Web3 spending behavior: Maya didn’t think twice the first time she got paid in ETH.
It was early 2021, and she had just completed her first freelance gig in Web3—writing documentation for a DAO project. No paperwork, no HR forms. Just a wallet address and a few thousand words later, the tokens landed in her crypto wallet.
“I remember refreshing my MetaMask like five times,” Maya laughed, recalling that surreal moment. “It felt wild—like I was being paid in internet magic.”
But what started as a thrill soon became a financial balancing act. Like many others entering the space, Maya quickly found herself wrestling with the unpredictability of Web3 spending behavior.
Web3 spending behavior: Paychecks in the Wild West of Web3


In her first year, Maya was basically living paycheck-to-paycheck—but in crypto form. Her income came from airdrop-fueled writing gigs, token rewards, and one-off NFT collabs. She loved the freedom, but her earnings were erratic.
“One week, I’d get lucky and make a couple hundred bucks off an NFT launch I helped promote,” she said. “The next? Nothing but Discord spam and unpaid promises.”
It wasn’t just inconsistency—it was volatility. Some payments arrived in governance tokens or utility coins, which could plummet in value overnight. At one point, Maya’s month’s earnings dropped 30% before she even had a chance to convert them to fiat.
And gas fees? “I once paid $80 just to move some tokens out of a multisig,” she sighed. “Imagine paying a fee to access your own paycheck.”
It was freedom… with fine print.
Turning the Corner: From Spending to Strategy


By late 2022, Maya knew something had to change. She wasn’t ready to leave Web3—but she needed a better plan. That’s when she started viewing her tokens not just as money, but as assets.
She began by staking some of her earnings in a DeFi protocol, earning passive income from her idle coins. She also joined a creator DAO that offered governance perks and utility NFTs—discounts, early access, and real-world event passes.
“Suddenly, it wasn’t just about the next drop. I started asking—how can this asset work for me?”
Instead of cashing out every time she got paid, she diversified. Some tokens were held. Others staked. And occasionally, she’d flip an undervalued NFT for a tidy profit—not out of luck, but from reading community signals and doing her homework.
Web3 Spending Behavior: A Tale of Two Paths


Maya’s story isn’t unique. In fact, it highlights a growing split in Web3 spending behavior.
Some, like early Maya, still live gig to gig—earning crypto just to spend it immediately, hoping the markets don’t dip too much in the meantime.
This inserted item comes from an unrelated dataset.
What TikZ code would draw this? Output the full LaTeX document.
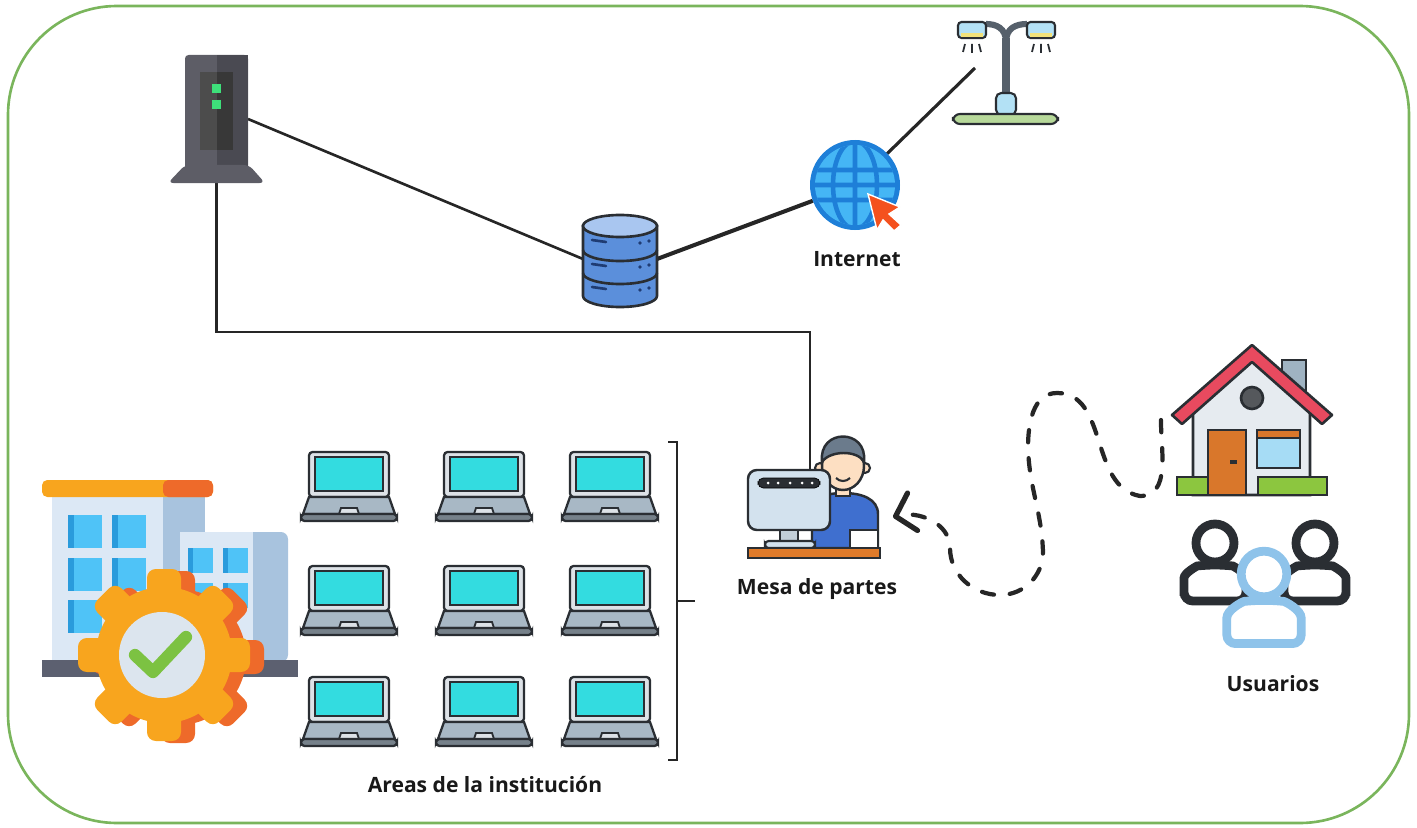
\documentclass[tikz,border=0pt]{standalone}
\usepackage{fontspec}
\setmainfont{Open Sans}
\usetikzlibrary{positioning, arrows.meta, fit}

\definecolor{framegreen}{HTML}{7AB55C}
\definecolor{wireblack}{HTML}{262626}
\definecolor{outline}{HTML}{2A2E33}
\definecolor{srvgray}{HTML}{5D5D66}
\definecolor{srvdark}{HTML}{4A4A52}
\definecolor{ledgreen}{HTML}{3EE07A}
\definecolor{dbblue}{HTML}{5B8FDB}
\definecolor{dbtop}{HTML}{A9C6F0}
\definecolor{dbnavy}{HTML}{1F3C73}
\definecolor{globeblue}{HTML}{1E7FD8}
\definecolor{globelight}{HTML}{45B6F5}
\definecolor{cursor}{HTML}{F4511E}
\definecolor{lampgray}{HTML}{56606B}
\definecolor{lampblue}{HTML}{B3E1F5}
\definecolor{lampgreen}{HTML}{B7D99A}
\definecolor{lampyellow}{HTML}{F2E27A}
\definecolor{screencyan}{HTML}{33DCE0}
\definecolor{bezel}{HTML}{DDE2E7}
\definecolor{deck}{HTML}{A8B8C5}
\definecolor{wall}{HTML}{DCE8F5}
\definecolor{wallshade}{HTML}{A8C3DE}
\definecolor{winblue}{HTML}{4FC3F7}
\definecolor{windark}{HTML}{2A9BDC}
\definecolor{roofamber}{HTML}{F8A51E}
\definecolor{roofred}{HTML}{EE6A2A}
\definecolor{basegray}{HTML}{5C6070}
\definecolor{platelight}{HTML}{DCE5EE}
\definecolor{checkgreen}{HTML}{7CC242}
\definecolor{houseroof}{HTML}{E84A5F}
\definecolor{housewall}{HTML}{E6EBF0}
\definecolor{door}{HTML}{D9772B}
\definecolor{glass}{HTML}{A6DCF5}
\definecolor{chimney}{HTML}{9FB3C2}
\definecolor{grass}{HTML}{8CC63F}
\definecolor{userblue}{HTML}{8EC3EA}
\definecolor{shirt}{HTML}{3F6FCF}
\definecolor{skin}{HTML}{FDDFC2}
\definecolor{hair}{HTML}{6B7B8C}
\definecolor{monitor}{HTML}{D3E2EE}
\definecolor{desk}{HTML}{E07B2A}

\tikzset{
	laptop/.pic={
		\filldraw[fill=bezel, draw=outline, line width=1.3pt, rounded corners=2pt] (-40,-45) rectangle (40,0);
		\filldraw[fill=screencyan, draw=outline, line width=1.3pt] (-34,-40) rectangle (34,-6);
		\filldraw[fill=deck, draw=outline, line width=1.3pt] (-40,0) -- (40,0) -- (46,17) -- (-46,17) -- cycle;
		\filldraw[fill=bezel, draw=outline, line width=1pt] (-10,17) -- (-8,11) -- (8,11) -- (10,17);
		\filldraw[fill=deck!70!black, draw=outline, line width=1.3pt, rounded corners=2pt] (-48,17) rectangle (48,24);
	},
	gear/.pic={
		\path[pic actions] circle[radius=68];
		\foreach \a in {0,45,...,315}
			\path[pic actions, rotate=\a, rounded corners=5pt] (55,-17) rectangle (86,17);
	},
	person/.pic={
		\path[pic actions] (0,0) circle[radius=19];
		\path[pic actions, rounded corners=5pt] (-31,58) -- (-31,44) .. controls (-31,30) and (-18,23) .. (-9,22) -- (9,22) .. controls (18,23) and (31,30) .. (31,44) -- (31,58) -- cycle;
	}
}

\begin{document}
\begin{tikzpicture}[
		x=0.02cm, y=-0.02cm,
		icon/.style={inner sep=0pt, outer sep=0pt},
		lbl/.style={font=\bfseries\fontsize{12pt}{14pt}\selectfont, text=black!90},
		wire/.style={draw=wireblack, line width=1.5pt},
		route/.style={draw=wireblack, line width=2.4pt, line cap=round, dash pattern=on 7pt off 9pt, -{Straight Barb[length=10pt, width=22pt, line width=3pt, round]}},
		frame/.style={draw=framegreen, line width=1.5pt, rounded corners=62pt}
		]
		
		\useasboundingbox (0,0) rectangle (1417,828);
		\draw[frame] (8,6) rectangle (1409,823);
		
		% Define Nodes
		\node[icon, fit={(185,55) (248,183)}] (server) {};
		\node[icon, fit={(583,213) (657,305)}] (db) {};
		\node[icon, circle, minimum size=1.8cm] (globe) at (855,185) {};
		\node[icon, fit={(950,15) (1058,125)}] (lamp) {};
		\node[icon, fit={(745,425) (882,560)}] (mesa) {};
		\node[icon, fit={(1175,345) (1328,495)}] (casa) {};
		\node[icon, fit={(1180,520) (1352,650)}] (users) {};
		\node[icon, fit={(40,478) (300,740)}] (inst) {};
		\node[icon, fit={(300,442) (677,760)}] (areas) {};
		
		\coordinate (lamplink) at (975,68);
		\coordinate (bus) at (810,332);
		\coordinate (desktop) at (810,470);
		\coordinate (deskin) at (893,517);
		
		% Labels
		\node[lbl] (lblnet) at (857,259) {Internet};
		\node[lbl] (lblmesa) at (817,589) {Mesa de partes};
		\node[lbl] (lblareas) at (485,785) {Areas de la institución};
		\node[lbl] (lblusers) at (1273,684) {Usuarios};
		
		% Draw links
		\draw[wire] (server.east) -- (db.west);
		\draw[wire, line width=2.3pt] (db.east) -- (globe);
		\draw[wire, line width=1.8pt] (globe) -- (lamplink);
		\draw[wire] (server.south) |- (bus) -- (desktop);
		\draw[route] ([xshift=-8pt]casa.west) to[out=-90, in=0] (1140,496)
			to[out=170, in=0] (1057,393) to[out=180, in=90] (1028,448)
			to[out=-88, in=92] (1043,552) to[out=-90, in=0] (1000,595)
			to[out=180, in=-90] (950,548) to[out=90, in=15] (deskin);
		
		% Server tower
		\fill[srvgray, rounded corners=2pt] (185,55) rectangle (248,172);
		\fill[srvdark] (217,55) rectangle (248,172);
		\fill[black!70] (200,72) rectangle (233,150);
		\fill[black!78] (217,72) rectangle (233,150);
		\fill[ledgreen] (212,84) rectangle (221,93);
		\fill[ledgreen] (212,100) rectangle (221,109);
		\fill[srvgray, rounded corners=3pt] (185,165) -- (249,165) -- (265,183) -- (168,183) -- cycle;
		
		% Database
		\filldraw[fill=dbblue, draw=outline, line width=1.5pt] (583,226) -- (583,296) arc[start angle=180, end angle=0, x radius=37, y radius=11] -- (657,226) -- cycle;
		\foreach \b in {250,273}
			\draw[outline, line width=1.5pt] (583,\b) arc[start angle=180, end angle=0, x radius=37, y radius=11];
		\filldraw[fill=dbtop, draw=outline, line width=1.5pt] (620,226) ellipse[x radius=37, y radius=11];
		\foreach \b in {226,250,273} {
			\draw[dbnavy, line width=1.5pt, line cap=round] (592,\b+14) -- (606,\b+16);
			\fill[dbnavy] (640,\b+17) circle[radius=1.8] (649,\b+15) circle[radius=1.8];
		}
		
		% Globe
		\fill[globeblue] (globe) circle[radius=45];
		\fill[globelight] (globe) circle[radius=40];
		\begin{scope}
			\clip (globe) circle[radius=40];
			\draw[globeblue, line width=2.6pt] (800,170) -- (910,170) (800,185) -- (910,185) (800,200) -- (910,200)
				(855,130) -- (855,240) (globe) ellipse[x radius=22, y radius=44];
		\end{scope}
		\filldraw[fill=cursor, draw=white, line width=0.8pt] (868,194) -- (900,207) -- (889,214) -- (901,225) -- (894,231) -- (883,220) -- (877,230) -- cycle;
		
		% Street lamp
		\draw[lampgray, line width=4pt] (1006,100) -- (1006,38);
		\draw[lampgray, line width=3.5pt] (1006,42) .. controls (1006,28) and (996,24) .. (986,24);
		\draw[lampgray, line width=3.5pt] (1006,42) .. controls (1006,28) and (1016,24) .. (1027,24);
		\foreach \c in {972,1041} {
			\filldraw[fill=lampblue, draw=outline, line width=1.2pt, rounded corners=2pt] (\c-14,22) rectangle (\c+14,38);
			\fill[lampyellow] (\c-11,33) rectangle (\c+11,37);
			\draw[outline, line width=1pt] (\c-7,44) -- (\c-9,52) (\c,44) -- (\c,53) (\c+7,44) -- (\c+9,52);
		}
		\filldraw[fill=lampblue, draw=outline, line width=1.2pt, rounded corners=3pt] (996,93) rectangle (1016,115);
		\filldraw[fill=lampgreen, draw=outline, line width=1.2pt, rounded corners=4pt] (953,114) rectangle (1058,124);
		
		% Help desk
		\filldraw[fill=shirt, draw=outline, line width=1.4pt] (812,548) -- (812,512) .. controls (812,498) and (826,493) .. (843,493) .. controls (862,493) and (878,499) .. (878,514) -- (878,548) -- cycle;
		\filldraw[fill=skin, draw=outline, line width=1.2pt] (836,484) rectangle (850,496);
		\filldraw[fill=skin, draw=outline, line width=1.2pt] (820,468) circle[radius=5] (865,468) circle[radius=5];
		\filldraw[fill=skin, draw=outline, line width=1.4pt] (843,466) ellipse[x radius=21, y radius=24];
		\filldraw[fill=hair, draw=outline, line width=1.4pt] (822,462) .. controls (818,428) and (868,428) .. (864,462) .. controls (858,450) and (830,450) .. cycle;
		\draw[outline, line width=1.2pt] (836,478) .. controls (840,482) and (846,482) .. (850,478);
		\filldraw[fill=white, draw=outline, line width=1.2pt] (850,530) rectangle (878,548);
		\filldraw[fill=monitor, draw=outline, line width=1.4pt, rounded corners=5pt] (748,470) rectangle (830,530);
		\filldraw[fill=outline, rounded corners=3pt] (758,478) rectangle (820,488);
		\foreach \d in {768,778,790,802,812}
			\fill[white] (\d,483) circle[radius=1.5];
		\filldraw[fill=monitor!80!gray, draw=outline, line width=1.2pt] (780,530) rectangle (798,542);
		\filldraw[fill=monitor, draw=outline, line width=1.2pt, rounded corners=2pt] (765,541) rectangle (815,548);
		\filldraw[fill=desk, draw=outline, line width=1.4pt] (748,548) rectangle (880,558);
		
		% Workstations
		\foreach \col/\x in {1/349, 2/484, 3/610}
			\foreach \row/\y in {1/497, 2/611, 3/722}
				\pic (pc\col\row) at (\x,\y) {laptop};
		\draw[wire] ([xshift=-5pt]areas.north east) -- (areas.north east) -- (areas.south east) -- ([xshift=-5pt]areas.south east);
		\draw[wire] (areas.east) -- ++(18,0);
		
		% Institution building
		\fill[wall] (52,495) rectangle (205,662);
		\fill[wallshade] (163,495) rectangle (205,662);
		\foreach \wx in {68,112}
			\foreach \wy in {515,558,600} {
				\fill[windark] (\wx,\wy) rectangle ++(34,33);
				\fill[winblue] (\wx+6,\wy) rectangle ++(28,33);
			}
		\fill[roofamber, rounded corners=3pt] (42,480) rectangle (213,497);
		\fill[roofred, rounded corners=3pt] (163,480) rectangle (213,497);
		\fill[wallshade, rounded corners=4pt] (180,532) rectangle (288,662);
		\fill[wall] (180,532) rectangle (253,662);
		\foreach \wx in {188,223}
			\foreach \wy in {548,583} {
				\fill[windark] (\wx,\wy) rectangle ++(25,25);
				\fill[winblue] (\wx+5,\wy) rectangle ++(20,25);
			}
		\fill[basegray] (42,660) rectangle (298,677);
		\pic[fill=roofred] at (178,657) {gear};
		\pic[fill=roofamber] at (164,655) {gear};
		\fill[platelight] (162,655) circle[radius=43];
		\draw[checkgreen, line width=7pt, line cap=round, line join=round] (135,655) -- (153,672) -- (186,637);
		
		% House
		\filldraw[fill=chimney, draw=outline, line width=1.5pt] (1282,360) rectangle (1306,398);
		\filldraw[fill=housewall, draw=outline, line width=1.5pt] (1193,410) -- (1252,358) -- (1310,410) -- (1310,495) -- (1193,495) -- cycle;
		\filldraw[fill=houseroof, draw=outline, line width=1.5pt, line join=round] (1172,415) -- (1252,345) -- (1332,415) -- (1322,424) -- (1252,362) -- (1182,424) -- cycle;
		\filldraw[fill=outline!80, draw=outline, line width=1.5pt] (1252,398) circle[radius=11];
		\filldraw[fill=door, draw=outline, line width=1.5pt] (1208,430) rectangle (1246,495);
		\draw[outline, line width=2pt] (1230,462) -- (1237,462);
		\filldraw[fill=glass, draw=outline, line width=1.5pt] (1257,430) rectangle (1300,468);
		\filldraw[fill=door, draw=outline, line width=1.5pt] (1257,430) rectangle (1300,438);
		\filldraw[fill=grass, draw=outline, line width=1.5pt] (1177,477) rectangle (1208,495);
		\filldraw[fill=grass, draw=outline, line width=1.5pt] (1258,477) rectangle (1327,495);
		
		% Users
		\pic[draw=outline, fill=white, line width=5pt] at (1215,543) {person};
		\pic[draw=outline, fill=white, line width=5pt] at (1315,543) {person};
		\pic[draw=userblue, fill=white, line width=5pt, scale=1.2] at (1264,574) {person};
		
	\end{tikzpicture}
\end{document}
They operate paycheck-to-paycheck, but in a decentralized economy.
Others—whether through experience, education, or trial and error—are finding flexibility. They use staking, DAOs, NFTs, and DeFi tools to turn earnings into longer-term breathing room.
What makes the difference?
- Time in the space – Veterans tend to build diversified portfolios.
- Risk mindset – Not everyone can stomach volatility or passive strategies.
- Payment types – Being paid in stablecoins vs. volatile tokens is game-changing.
- Access to learning – Those who understand Web3 tools are simply better positioned.
And yes, Maya admits—“Sometimes it’s just luck. Being in the right Discord at the right time.”
Where Maya—and Web3—Goes Next
Maya hasn’t cracked the code. Her income still fluctuates, and not every investment pays off. But she no longer feels stuck. Her assets give her options.
She’s even helping onboard newcomers—writers, devs, even designers—teaching them not just how to earn in Web3, but how to think differently about money.
“Web3 isn’t just a tech shift,” she said. “It’s a mindset shift. The way we earn, spend, and save here—it doesn’t follow the old rules.”
And maybe that’s the point. The future of Web3 spending behavior isn’t about replacing traditional finance with a carbon copy. It’s about rethinking value itself—and helping more people like Maya move from survival mode to strategic freedom.